──────── PROVIDED MATERIAL ────────

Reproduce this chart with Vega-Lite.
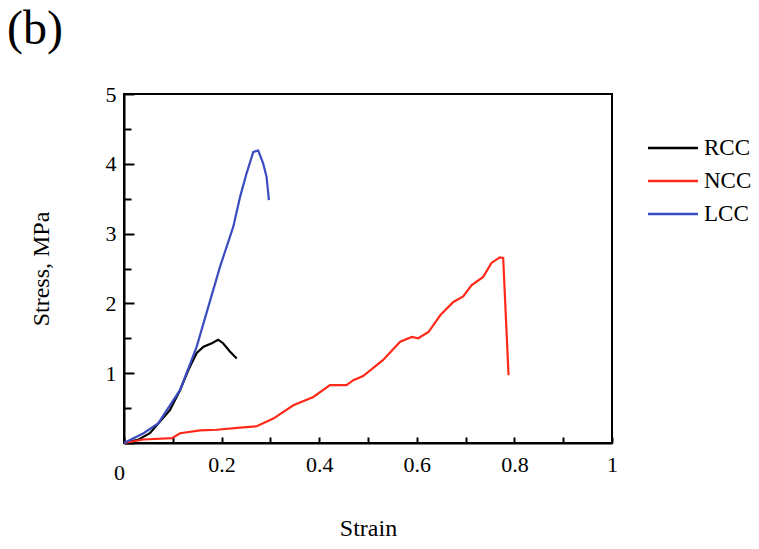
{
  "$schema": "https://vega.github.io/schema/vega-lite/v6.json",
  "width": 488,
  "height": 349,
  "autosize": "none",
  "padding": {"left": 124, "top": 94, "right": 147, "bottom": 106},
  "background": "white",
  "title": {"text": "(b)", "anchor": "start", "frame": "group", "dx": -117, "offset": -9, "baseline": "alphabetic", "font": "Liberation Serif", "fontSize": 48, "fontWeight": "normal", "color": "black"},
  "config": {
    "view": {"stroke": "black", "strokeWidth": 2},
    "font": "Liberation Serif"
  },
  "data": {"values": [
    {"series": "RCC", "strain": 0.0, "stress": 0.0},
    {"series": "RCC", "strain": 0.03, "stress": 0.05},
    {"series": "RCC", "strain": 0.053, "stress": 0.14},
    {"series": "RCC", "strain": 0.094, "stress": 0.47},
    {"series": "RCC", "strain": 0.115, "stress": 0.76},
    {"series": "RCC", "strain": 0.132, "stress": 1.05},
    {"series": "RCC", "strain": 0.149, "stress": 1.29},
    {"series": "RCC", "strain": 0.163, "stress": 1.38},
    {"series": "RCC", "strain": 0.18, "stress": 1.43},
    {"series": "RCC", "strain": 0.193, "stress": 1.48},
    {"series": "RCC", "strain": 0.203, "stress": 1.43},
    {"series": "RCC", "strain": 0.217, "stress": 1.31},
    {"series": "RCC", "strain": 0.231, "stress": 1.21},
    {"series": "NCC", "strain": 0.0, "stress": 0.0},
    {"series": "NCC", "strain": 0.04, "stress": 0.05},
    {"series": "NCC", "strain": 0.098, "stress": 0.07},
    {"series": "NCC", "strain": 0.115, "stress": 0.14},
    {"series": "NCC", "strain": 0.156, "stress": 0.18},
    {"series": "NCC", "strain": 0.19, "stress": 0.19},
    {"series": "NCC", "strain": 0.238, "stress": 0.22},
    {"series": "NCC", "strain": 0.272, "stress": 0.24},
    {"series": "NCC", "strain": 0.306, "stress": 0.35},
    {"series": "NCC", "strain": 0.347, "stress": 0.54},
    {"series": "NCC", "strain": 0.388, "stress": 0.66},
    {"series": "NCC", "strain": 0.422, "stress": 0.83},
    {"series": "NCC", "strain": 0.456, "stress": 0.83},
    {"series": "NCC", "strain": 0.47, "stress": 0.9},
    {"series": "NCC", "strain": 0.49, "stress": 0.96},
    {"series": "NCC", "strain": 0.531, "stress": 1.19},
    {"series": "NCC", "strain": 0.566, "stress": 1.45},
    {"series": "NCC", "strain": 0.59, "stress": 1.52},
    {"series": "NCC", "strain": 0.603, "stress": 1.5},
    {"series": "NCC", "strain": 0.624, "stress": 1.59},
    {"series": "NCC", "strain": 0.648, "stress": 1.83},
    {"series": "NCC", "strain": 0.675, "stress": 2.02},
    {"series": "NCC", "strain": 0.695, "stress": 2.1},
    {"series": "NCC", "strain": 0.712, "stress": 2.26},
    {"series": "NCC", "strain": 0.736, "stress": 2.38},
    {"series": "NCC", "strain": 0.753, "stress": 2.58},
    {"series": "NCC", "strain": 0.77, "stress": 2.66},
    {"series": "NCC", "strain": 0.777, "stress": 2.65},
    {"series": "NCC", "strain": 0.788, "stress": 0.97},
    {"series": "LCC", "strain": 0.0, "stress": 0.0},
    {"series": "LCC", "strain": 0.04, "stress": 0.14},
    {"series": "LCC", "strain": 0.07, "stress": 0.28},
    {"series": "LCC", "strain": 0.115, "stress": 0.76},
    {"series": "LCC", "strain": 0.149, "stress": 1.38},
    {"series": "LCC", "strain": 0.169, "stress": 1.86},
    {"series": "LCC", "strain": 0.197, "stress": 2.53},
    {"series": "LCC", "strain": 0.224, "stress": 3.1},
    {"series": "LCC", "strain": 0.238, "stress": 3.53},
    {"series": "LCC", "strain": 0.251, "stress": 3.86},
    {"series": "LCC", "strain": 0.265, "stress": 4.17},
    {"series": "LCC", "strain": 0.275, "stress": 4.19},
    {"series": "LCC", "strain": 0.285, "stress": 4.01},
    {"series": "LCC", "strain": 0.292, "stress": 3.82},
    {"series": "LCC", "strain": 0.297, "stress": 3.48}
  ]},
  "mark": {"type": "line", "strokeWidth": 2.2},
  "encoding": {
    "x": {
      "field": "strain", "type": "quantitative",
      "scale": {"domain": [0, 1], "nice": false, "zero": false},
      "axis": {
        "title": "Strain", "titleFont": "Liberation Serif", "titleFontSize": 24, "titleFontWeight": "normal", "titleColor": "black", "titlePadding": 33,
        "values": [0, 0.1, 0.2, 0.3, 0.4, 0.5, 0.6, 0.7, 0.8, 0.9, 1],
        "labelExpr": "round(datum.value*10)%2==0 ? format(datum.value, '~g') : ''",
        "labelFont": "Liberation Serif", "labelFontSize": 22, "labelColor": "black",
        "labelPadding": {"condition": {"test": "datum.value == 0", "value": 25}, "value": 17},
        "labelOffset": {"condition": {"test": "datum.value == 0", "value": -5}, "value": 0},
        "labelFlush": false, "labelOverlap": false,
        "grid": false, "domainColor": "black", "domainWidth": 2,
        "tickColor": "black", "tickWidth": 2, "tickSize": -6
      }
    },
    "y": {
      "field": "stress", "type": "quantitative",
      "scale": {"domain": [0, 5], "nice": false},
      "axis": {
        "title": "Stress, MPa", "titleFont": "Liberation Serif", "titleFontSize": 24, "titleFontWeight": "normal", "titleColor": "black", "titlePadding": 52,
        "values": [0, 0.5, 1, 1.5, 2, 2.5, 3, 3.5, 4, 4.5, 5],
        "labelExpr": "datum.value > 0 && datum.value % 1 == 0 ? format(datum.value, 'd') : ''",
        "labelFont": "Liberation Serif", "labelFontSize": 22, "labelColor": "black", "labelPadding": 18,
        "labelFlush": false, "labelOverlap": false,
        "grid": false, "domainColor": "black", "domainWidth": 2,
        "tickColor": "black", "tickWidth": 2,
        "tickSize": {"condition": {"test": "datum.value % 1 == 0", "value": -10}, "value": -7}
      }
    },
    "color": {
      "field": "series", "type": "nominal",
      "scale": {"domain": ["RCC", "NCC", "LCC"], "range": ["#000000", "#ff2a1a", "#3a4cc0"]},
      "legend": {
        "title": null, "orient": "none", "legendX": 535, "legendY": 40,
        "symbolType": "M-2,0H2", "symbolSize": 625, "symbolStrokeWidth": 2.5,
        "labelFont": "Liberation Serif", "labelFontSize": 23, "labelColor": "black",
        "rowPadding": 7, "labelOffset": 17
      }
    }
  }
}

────────

WRITTEN REQUEST: Reproduce each line exactly, please, except for any pictures.

ANSWER FOR THIS EXERCISE:
Reproduce this chart with Vega-Lite.
{
  "$schema": "https://vega.github.io/schema/vega-lite/v6.json",
  "width": 488,
  "height": 349,
  "autosize": "none",
  "padding": {"left": 124, "top": 94, "right": 147, "bottom": 106},
  "background": "white",
  "title": {"text": "(b)", "anchor": "start", "frame": "group", "dx": -117, "offset": -9, "baseline": "alphabetic", "font": "Liberation Serif", "fontSize": 48, "fontWeight": "normal", "color": "black"},
  "config": {
    "view": {"stroke": "black", "strokeWidth": 2},
    "font": "Liberation Serif"
  },
  "data": {"values": [
    {"series": "RCC", "strain": 0.0, "stress": 0.0},
    {"series": "RCC", "strain": 0.03, "stress": 0.05},
    {"series": "RCC", "strain": 0.053, "stress": 0.14},
    {"series": "RCC", "strain": 0.094, "stress": 0.47},
    {"series": "RCC", "strain": 0.115, "stress": 0.76},
    {"series": "RCC", "strain": 0.132, "stress": 1.05},
    {"series": "RCC", "strain": 0.149, "stress": 1.29},
    {"series": "RCC", "strain": 0.163, "stress": 1.38},
    {"series": "RCC", "strain": 0.18, "stress": 1.43},
    {"series": "RCC", "strain": 0.193, "stress": 1.48},
    {"series": "RCC", "strain": 0.203, "stress": 1.43},
    {"series": "RCC", "strain": 0.217, "stress": 1.31},
    {"series": "RCC", "strain": 0.231, "stress": 1.21},
    {"series": "NCC", "strain": 0.0, "stress": 0.0},
    {"series": "NCC", "strain": 0.04, "stress": 0.05},
    {"series": "NCC", "strain": 0.098, "stress": 0.07},
    {"series": "NCC", "strain": 0.115, "stress": 0.14},
    {"series": "NCC", "strain": 0.156, "stress": 0.18},
    {"series": "NCC", "strain": 0.19, "stress": 0.19},
    {"series": "NCC", "strain": 0.238, "stress": 0.22},
    {"series": "NCC", "strain": 0.272, "stress": 0.24},
    {"series": "NCC", "strain": 0.306, "stress": 0.35},
    {"series": "NCC", "strain": 0.347, "stress": 0.54},
    {"series": "NCC", "strain": 0.388, "stress": 0.66},
    {"series": "NCC", "strain": 0.422, "stress": 0.83},
    {"series": "NCC", "strain": 0.456, "stress": 0.83},
    {"series": "NCC", "strain": 0.47, "stress": 0.9},
    {"series": "NCC", "strain": 0.49, "stress": 0.96},
    {"series": "NCC", "strain": 0.531, "stress": 1.19},
    {"series": "NCC", "strain": 0.566, "stress": 1.45},
    {"series": "NCC", "strain": 0.59, "stress": 1.52},
    {"series": "NCC", "strain": 0.603, "stress": 1.5},
    {"series": "NCC", "strain": 0.624, "stress": 1.59},
    {"series": "NCC", "strain": 0.648, "stress": 1.83},
    {"series": "NCC", "strain": 0.675, "stress": 2.02},
    {"series": "NCC", "strain": 0.695, "stress": 2.1},
    {"series": "NCC", "strain": 0.712, "stress": 2.26},
    {"series": "NCC", "strain": 0.736, "stress": 2.38},
    {"series": "NCC", "strain": 0.753, "stress": 2.58},
    {"series": "NCC", "strain": 0.77, "stress": 2.66},
    {"series": "NCC", "strain": 0.777, "stress": 2.65},
    {"series": "NCC", "strain": 0.788, "stress": 0.97},
    {"series": "LCC", "strain": 0.0, "stress": 0.0},
    {"series": "LCC", "strain": 0.04, "stress": 0.14},
    {"series": "LCC", "strain": 0.07, "stress": 0.28},
    {"series": "LCC", "strain": 0.115, "stress": 0.76},
    {"series": "LCC", "strain": 0.149, "stress": 1.38},
    {"series": "LCC", "strain": 0.169, "stress": 1.86},
    {"series": "LCC", "strain": 0.197, "stress": 2.53},
    {"series": "LCC", "strain": 0.224, "stress": 3.1},
    {"series": "LCC", "strain": 0.238, "stress": 3.53},
    {"series": "LCC", "strain": 0.251, "stress": 3.86},
    {"series": "LCC", "strain": 0.265, "stress": 4.17},
    {"series": "LCC", "strain": 0.275, "stress": 4.19},
    {"series": "LCC", "strain": 0.285, "stress": 4.01},
    {"series": "LCC", "strain": 0.292, "stress": 3.82},
    {"series": "LCC", "strain": 0.297, "stress": 3.48}
  ]},
  "mark": {"type": "line", "strokeWidth": 2.2},
  "encoding": {
    "x": {
      "field": "strain", "type": "quantitative",
      "scale": {"domain": [0, 1], "nice": false, "zero": false},
      "axis": {
        "title": "Strain", "titleFont": "Liberation Serif", "titleFontSize": 24, "titleFontWeight": "normal", "titleColor": "black", "titlePadding": 33,
        "values": [0, 0.1, 0.2, 0.3, 0.4, 0.5, 0.6, 0.7, 0.8, 0.9, 1],
        "labelExpr": "round(datum.value*10)%2==0 ? format(datum.value, '~g') : ''",
        "labelFont": "Liberation Serif", "labelFontSize": 22, "labelColor": "black",
        "labelPadding": {"condition": {"test": "datum.value == 0", "value": 25}, "value": 17},
        "labelOffset": {"condition": {"test": "datum.value == 0", "value": -5}, "value": 0},
        "labelFlush": false, "labelOverlap": false,
        "grid": false, "domainColor": "black", "domainWidth": 2,
        "tickColor": "black", "tickWidth": 2, "tickSize": -6
      }
    },
    "y": {
      "field": "stress", "type": "quantitative",
      "scale": {"domain": [0, 5], "nice": false},
      "axis": {
        "title": "Stress, MPa", "titleFont": "Liberation Serif", "titleFontSize": 24, "titleFontWeight": "normal", "titleColor": "black", "titlePadding": 52,
        "values": [0, 0.5, 1, 1.5, 2, 2.5, 3, 3.5, 4, 4.5, 5],
        "labelExpr": "datum.value > 0 && datum.value % 1 == 0 ? format(datum.value, 'd') : ''",
        "labelFont": "Liberation Serif", "labelFontSize": 22, "labelColor": "black", "labelPadding": 18,
        "labelFlush": false, "labelOverlap": false,
        "grid": false, "domainColor": "black", "domainWidth": 2,
        "tickColor": "black", "tickWidth": 2,
        "tickSize": {"condition": {"test": "datum.value % 1 == 0", "value": -10}, "value": -7}
      }
    },
    "color": {
      "field": "series", "type": "nominal",
      "scale": {"domain": ["RCC", "NCC", "LCC"], "range": ["#000000", "#ff2a1a", "#3a4cc0"]},
      "legend": {
        "title": null, "orient": "none", "legendX": 535, "legendY": 40,
        "symbolType": "M-2,0H2", "symbolSize": 625, "symbolStrokeWidth": 2.5,
        "labelFont": "Liberation Serif", "labelFontSize": 23, "labelColor": "black",
        "rowPadding": 7, "labelOffset": 17
      }
    }
  }
}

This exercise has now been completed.